WASHINGTON – America has seen this before: The silver-haired politician, the naive young intern, the seduction of power, the shifting answers.
Echoes of Bill Clinton and Monica Lewinsky are everywhere as Rep. Gary Condit is pressed to explain his relationship with Chandra Levy, a 24-year-old government intern who has been missing for more than two months.
Unlike the Clinton melodrama, however, the story this time is both weighed down and propelled forward by the awful uncertainty about Levy's fate.
The situation's gravity hasn't stopped TV comics from milking it for laughs, just as the Clinton-Lewinsky affair and the long unraveling of its salacious details provided nightly punch lines.
Other common threads run through the story as well: Pleas for a zone of privacy; staff members sent out in public without the full story; a stream of additional information trickling out oh so slowly. Even a lawyer for key supporting players in the drama is making a return appearance: Billy Martin, the attorney for the Levy family, represented Lewinsky's mother, Marcia Lewis.

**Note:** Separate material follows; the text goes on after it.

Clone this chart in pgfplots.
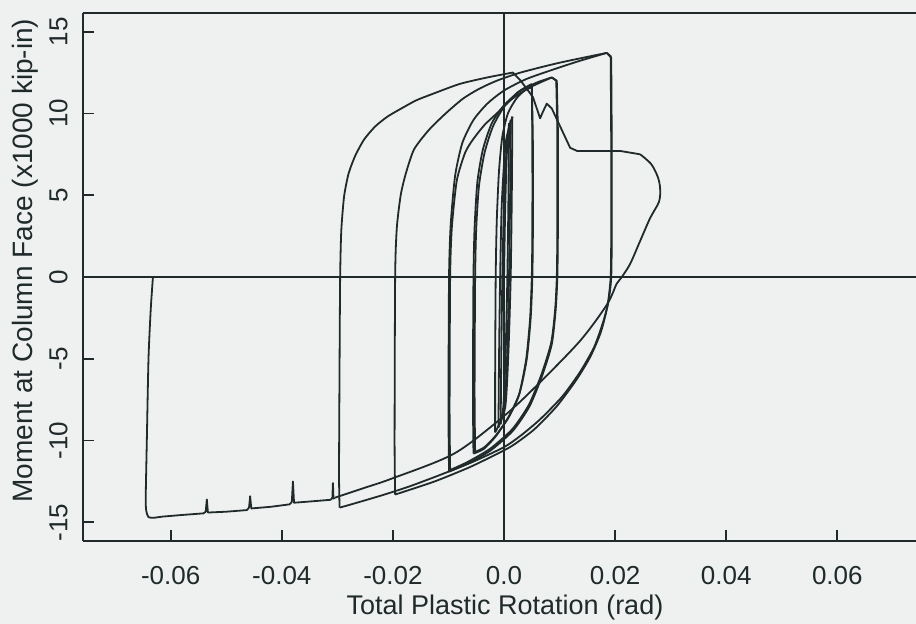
\documentclass[border=0pt]{standalone}
\usepackage{pgfplots}
\pgfplotsset{compat=1.18}
\usepackage{fontspec}
\setmainfont{Liberation Sans}
\definecolor{bgc}{RGB}{238,241,240}
\definecolor{ink}{RGB}{32,42,42}
\begin{document}
\begin{tikzpicture}
\fill[bgc] (-41.5pt,-41.5pt) rectangle (416.5pt,270.5pt);
\useasboundingbox (-41.5pt,-41.5pt) rectangle (416.5pt,270.5pt);
\begin{axis}[
  at={(0,0)}, anchor=south west,
  scale only axis, width=416.5pt, height=264pt,
  xmin=-0.07579, xmax=0.07416, ymin=-16.14, ymax=16.14,
  axis x line*=box, axis y line*=left,
  x axis line style={-, line width=0.9pt, ink},
  y axis line style={-, line width=0.9pt, ink},
  xtick pos=bottom, ytick pos=left,
  tick align=inside, major tick length=5.5pt,
  tick style={line width=0.9pt, ink},
  scaled x ticks=false, scaled y ticks=false,
  xtick={-0.06,-0.04,-0.02,0,0.02,0.04,0.06},
  xticklabels={-0.06,-0.04,-0.02,0.0,0.02,0.04,0.06},
  ytick={-15,-10,-5,0,5,10,15},
  yticklabels={-15,-10,-5,0,5,10,15},
  ticklabel style={font=\fontsize{13}{15}\selectfont, text=ink, inner sep=0pt},
  xticklabel style={anchor=north},
  xticklabel shift=12.5pt,
  yticklabel style={rotate=90, anchor=south},
  yticklabel shift=7.5pt,
  extra x ticks={0}, extra x tick labels={},
  extra y ticks={0}, extra y tick labels={},
  extra tick style={major tick length=0pt, grid=major, major grid style={line width=0.9pt, ink}},
  xlabel={Total Plastic Rotation (rad)},
  ylabel={Moment at Column Face (x1000 kip-in)},
  xlabel style={at={(axis description cs:0.5066,0)}, anchor=base, yshift=-37pt, font=\fontsize{13.5}{16}\selectfont, text=ink},
  ylabel style={at={(axis description cs:-0.0612,0.531)}, anchor=base, rotate=0, font=\fontsize{14}{16}\selectfont, text=ink},
  cv/.style={ink, line width=0.9pt, line join=round, no marks, smooth, tension=0.4},
  ln/.style={ink, line width=0.9pt, line join=round, no marks, sharp plot},
]
% small elastic cycles
\addplot[cv] coordinates {
(0,0)(0.0002,4)(0.0005,7.5)(0.0009,9.4)
};
\addplot[cv] coordinates {
(0.0009,9.4)(0.0008,5)(0.0006,0)(0.0003,-4.5)(-0.0001,-7.8)(-0.0006,-9.0)
};
\addplot[cv] coordinates {
(-0.0006,-9.0)(-0.0005,-5)(-0.0003,0)(0.0,4.5)(0.0005,8)(0.0012,9.6)
};
\addplot[cv] coordinates {
(0.0012,9.6)(0.0011,5)(0.0009,0)(0.0006,-4.5)(0.0001,-7.8)(-0.0010,-9.2)
};
\addplot[cv] coordinates {
(-0.0010,-9.2)(-0.0009,-5)(-0.0007,0)(-0.0004,4.5)(0.0003,8.2)(0.0015,9.8)
};
\addplot[cv] coordinates {
(0.0015,9.8)(0.0014,5)(0.0012,0)(0.0008,-4.5)(0.0002,-8)(-0.0016,-9.5)
};
% +/-0.005 cycles
\addplot[cv] coordinates {
(-0.0016,-9.5)(-0.0016,-6)(-0.0015,0)(-0.0013,3.5)(-0.0009,6.5)(-0.0003,8.6)(0.0007,10)(0.0022,10.9)(0.0037,11.4)(0.005,11.6)
};
\addplot[cv] coordinates {
(0.005,11.6)(0.0051,8)(0.0051,3)(0.005,0)(0.0047,-2.5)(0.0040,-5)(0.0027,-7.2)(0.0008,-8.6)(-0.0015,-9.7)(-0.0035,-10.4)(-0.0052,-10.7)
};
\addplot[cv] coordinates {
(-0.0052,-10.7)(-0.0053,-7)(-0.0052,0)(-0.0050,3)(-0.0045,5.6)(-0.0035,7.6)(-0.002,9.2)(0.0,10.4)(0.0025,11.3)(0.005,11.8)
};
\addplot[cv] coordinates {
(0.005,11.8)(0.0052,8)(0.0052,3)(0.0051,0)(0.0048,-2.5)(0.0041,-5)(0.0028,-7.1)(0.0009,-8.5)(-0.0014,-9.7)(-0.0036,-10.5)(-0.0055,-10.8)
};
% +/-0.01 cycles
\addplot[cv] coordinates {
(-0.0055,-10.8)(-0.0056,-7)(-0.0055,0)(-0.0053,3)(-0.0048,5.8)(-0.0038,7.8)(-0.0022,9.4)(0.0,10.5)(0.003,11.4)(0.006,11.9)(0.0086,12.2)
};
\addplot[ln] coordinates {(0.0086,12.2)(0.0094,12.0)(0.0096,9)};
\addplot[cv] coordinates {
(0.0096,9)(0.0096,3)(0.0095,0)(0.0092,-2)(0.0085,-4.0)(0.0068,-5.9)(0.0045,-7.8)(0.0015,-9.3)(-0.0025,-10.5)(-0.0065,-11.3)(-0.0097,-11.8)
};
\addplot[cv] coordinates {
(-0.0097,-11.8)(-0.0098,-8)(-0.0097,0)(-0.0094,3)(-0.0085,5.9)(-0.0070,7.6)(-0.0056,8.4)(-0.0035,9.3)(-0.0013,10.0)(0.0015,10.9)(0.0047,11.6)(0.0086,12.2)
};
\addplot[ln] coordinates {(0.0086,12.2)(0.0095,12.0)(0.0097,9)};
\addplot[cv] coordinates {
(0.0097,9)(0.0097,3)(0.0096,0)(0.0093,-2)(0.0086,-4.1)(0.0069,-6.0)(0.0046,-7.9)(0.0016,-9.4)(-0.0024,-10.6)(-0.0065,-11.4)(-0.0099,-11.9)
};
% +/-0.02 cycles
\addplot[cv] coordinates {
(-0.0099,-11.9)(-0.0100,-8)(-0.0099,0)(-0.0096,3.2)(-0.0088,6.2)(-0.0075,8.2)(-0.0055,9.6)(-0.003,10.6)(0.0,11.4)(0.004,12.1)(0.009,12.7)(0.0135,13.2)(0.0185,13.7)
};
\addplot[ln] coordinates {(0.0185,13.7)(0.0192,13.5)(0.0193,8)};
\addplot[cv] coordinates {
(0.0193,8)(0.0193,3)(0.0192,0)(0.0186,-1.8)(0.0174,-3.4)(0.0155,-4.9)(0.013,-6.3)(0.0095,-7.9)(0.0055,-9.3)(0.002,-10.2)(0.0,-10.6)(-0.006,-11.6)(-0.0125,-12.5)(-0.0196,-13.3)
};
\addplot[cv] coordinates {
(-0.0196,-13.3)(-0.0197,-10)(-0.0196,0)(-0.0193,3)(-0.0186,5)(-0.0177,6.3)(-0.0162,7.8)(-0.0135,9.0)(-0.0105,10.0)(-0.0074,10.9)(-0.0045,11.5)(-0.0013,12.0)(0.003,12.5)(0.010,13.1)(0.0185,13.7)
};
\addplot[ln] coordinates {(0.0185,13.7)(0.0193,13.4)(0.0194,8)};
\addplot[cv] coordinates {
(0.0194,8)(0.0194,3)(0.0193,0)(0.0188,-1.5)(0.0178,-2.8)(0.0162,-4.3)(0.0137,-5.8)(0.0105,-7.3)(0.0065,-8.7)(0.003,-9.7)(0.0,-10.4)(-0.0056,-11.3)(-0.0115,-12.1)(-0.017,-12.8)(-0.022,-13.35)(-0.0275,-13.9)(-0.0296,-14.1)
};
% -0.03 and +0.03
\addplot[cv] coordinates {
(-0.0296,-14.1)(-0.0297,-12)(-0.0296,-5)(-0.0295,0)(-0.0293,2.8)(-0.0288,4.9)(-0.0280,6.3)(-0.0268,7.4)(-0.0252,8.4)(-0.0232,9.2)(-0.021,9.8)(-0.0185,10.3)(-0.0158,10.8)(-0.0128,11.2)(-0.008,11.8)(-0.003,12.2)(0.0016,12.5)
};
\addplot[ln] coordinates {
(0.0016,12.5)(0.0030,12.0)(0.0052,11.0)(0.0065,9.7)(0.0070,10.1)(0.0077,10.6)(0.0086,10.3)(0.0119,7.9)(0.0132,7.7)(0.017,7.7)(0.021,7.7)(0.0245,7.5)
};
\addplot[cv, tension=0.5] coordinates {
(0.0245,7.5)(0.0265,6.9)(0.0277,6.1)(0.0281,5.4)(0.0279,4.6)(0.0263,3.6)(0.0245,2.2)(0.0227,0.8)(0.0212,0.0)(0.0203,-0.4)(0.0185,-1.7)(0.0137,-3.9)(0.006,-6.6)(0.0,-8.5)(-0.009,-10.8)(-0.02,-12.3)(-0.0252,-12.9)(-0.0305,-13.5)
};
% envelope to -0.065 and final unloading
\addplot[ln] coordinates {
(-0.0305,-13.5)(-0.0307,-13.55)(-0.0308,-12.6)(-0.0309,-13.5)(-0.0312,-13.62)
(-0.034,-13.7)(-0.0378,-13.8)(-0.0380,-12.5)(-0.0382,-13.75)(-0.0386,-13.9)
(-0.042,-14.05)(-0.0455,-14.15)(-0.0457,-13.4)(-0.0459,-14.1)(-0.0463,-14.25)
(-0.050,-14.35)(-0.0533,-14.4)(-0.0535,-13.6)(-0.0537,-14.35)(-0.0541,-14.45)
(-0.058,-14.55)(-0.0615,-14.65)(-0.0630,-14.72)
};
\addplot[cv] coordinates {
(-0.0630,-14.72)(-0.0640,-14.68)(-0.0644,-14.3)(-0.0645,-13.5)(-0.0643,-10)(-0.0640,-5)(-0.0636,-2)(-0.0632,0)
};
\end{axis}
\end{tikzpicture}
\end{document}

Condit himself, facing criticism for failing to be forthcoming about his relationship with Levy, was among those pressing three years ago for full disclosure from the president of details about his affair.
The California Democrat called it the "drip-drip-drip theory" and introduced a resolution to require more complete disclosure of evidence in the Lewinsky case.
"You can't close this issue without getting all the information out," Condit argued in September 1998. "Let's just do it at once, see where the chips fall, and then let's get on to making the decision of what we're going to do about what we think happened."
Now, the tables are turned. Condit lawyer Abbe Lowell is the one vowing to protect a "zone of privacy" for the congressman's family. (Hillary Rodham Clinton, wife of then-presidential hopeful Bill Clinton, had used the same phrase on "60 Minutes" in 1992 to try to stop prying into their marriage.)
Sherry Bebitch Jeffe, a University of Southern California political analyst, said both cases demonstrate the conflicting demands of politics and the law.
Where the smart legal strategy might be to offer only the information that is demanded, she said, the better political strategy often is to "tell it early, tell it all, tell it yourself." She was quoting Lanny Davis, a veteran Clinton defender.
Early on, Jeffe said, the Clintons "acted too much like attorneys in a political situation. ... I see that same tension as things play out in the Condit case."
Condit denied having an affair with Levy. Levy's aunt says her niece told her they were involved. And a source speaking on condition of anonymity said the congressman, in his third interview with investigators, said for the first time last weekend that he had a romantic relationship with the intern, a constituent from Modesto, Calif.
Levy, whom the congressman has described as "a good friend," disappeared April 30 after completing a federal internship in Washington, D.C. Police say they consider her disappearance a missing persons case, not a crime.
As in the Clinton case, it is Condit's aides who are left to answer most of the questions in public -- at times apparently without the benefit of the full story from their boss. The congressman's aides repeatedly denied a romantic relationship between Condit and Levy in the early days after her disappearance.
Now, as details about Condit's alleged affairs with both Levy and a California flight attendant trickle out, the aides are more reticent, a tactic also adopted by Clinton's supporters. Mike McCurry, Clinton's press secretary during the Lewinsky scandal, joked of being "double-parked in a no-comment zone."
Asked to clarify the congressman's relationship with Levy, Condit lawyer Lowell over the weekend offered this feint: "If I say she was a friend, what does that mean? And if I say she was something else, what does that mean? I don't think that helps anybody."